The reason I ask: I want to make a point about how hard it is for us to focus on what really matters. We let our attention be diverted by myriad distractions dominating each day’s headlines, without stopping to ask whether any of them make any real or lasting difference to the profitability of the companies we own. Indeed, evidence shows that trading behavior is influenced by factors as extraneous as whether the sun is shining or whether our favorite sports teams are winning or losing.

One adviser who’s made a career of keeping his eyes on the prize is Sam Eisenstadt. For those of you who don’t know him, he is the former research director at Value Line Inc.  Though he retired in 2009 after 63 years at that firm, Eisenstadt continues to update and refine a complex econometric model that generates six-month forecasts for the broader U.S. market.

That model’s latest projection is that the S&P 500 will be between 2,620 and 2,640 on March 31 of next year. That’s between 2.7% and 3.5% higher than where the U.S. market benchmark is trading currently.

The reason to take this projection seriously is Eisenstadt’s track record. Consider a statistic known as the r-squared, which measures the degree to which one data series predicts or explains another. If the first series perfectly predicted the second, the r-squared would be 1.0; if the first series had absolutely no predictive ability the r-squared would be zero.

For the data plotted in the chart below, the r-squared is 0.31, which is significant at the 95% confidence level that statisticians often use when determining if a pattern is genuine. Though you might be disappointed that this r-squared isn’t higher, you should know that most of the models that get attention on Wall Street and in the financial press have r-squareds that are far lower—if they’re not actually zero.

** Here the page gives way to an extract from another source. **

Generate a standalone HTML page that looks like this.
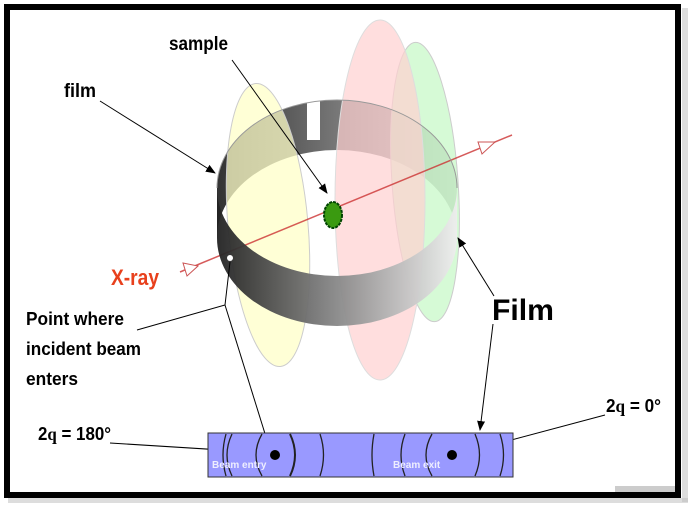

So when you see a six-month forecast that is significantly more or less bullish than Eisenstadt’s, ask what the r-squared is on past six-month forecasts. I bet that statistic doesn’t even factor into the calculation.

Eisenstadt constructs his model to include all factors he has found to have an ability to project the stock market’s subsequent six-month return. Though his model is proprietary, Eisenstadt has told me that two of the more important inputs are low interest-rates and market momentum. Both factors are mildly positive right now: The yield on the 10-year U.S. Treasury note, already low by long-term standards, is 25 basis points lower today than where it stood at the end of March. And the S&P 500 has been rising at an above-average rate.

Don’t expect perfection, but on occasion Eisenstadt’s model has come as close as you’ll ever see in the messy world of stock-market forecasting. Its six-month-ago projection was that the S&P 500 at the end of September would be trading at 2,450, which turned out to be 2.7% below the 2,519 level at which it actually closed the third quarter.

I doubt any of Eisenstadt’s followers are complaining, given the wide range of what could have happened over the last six months.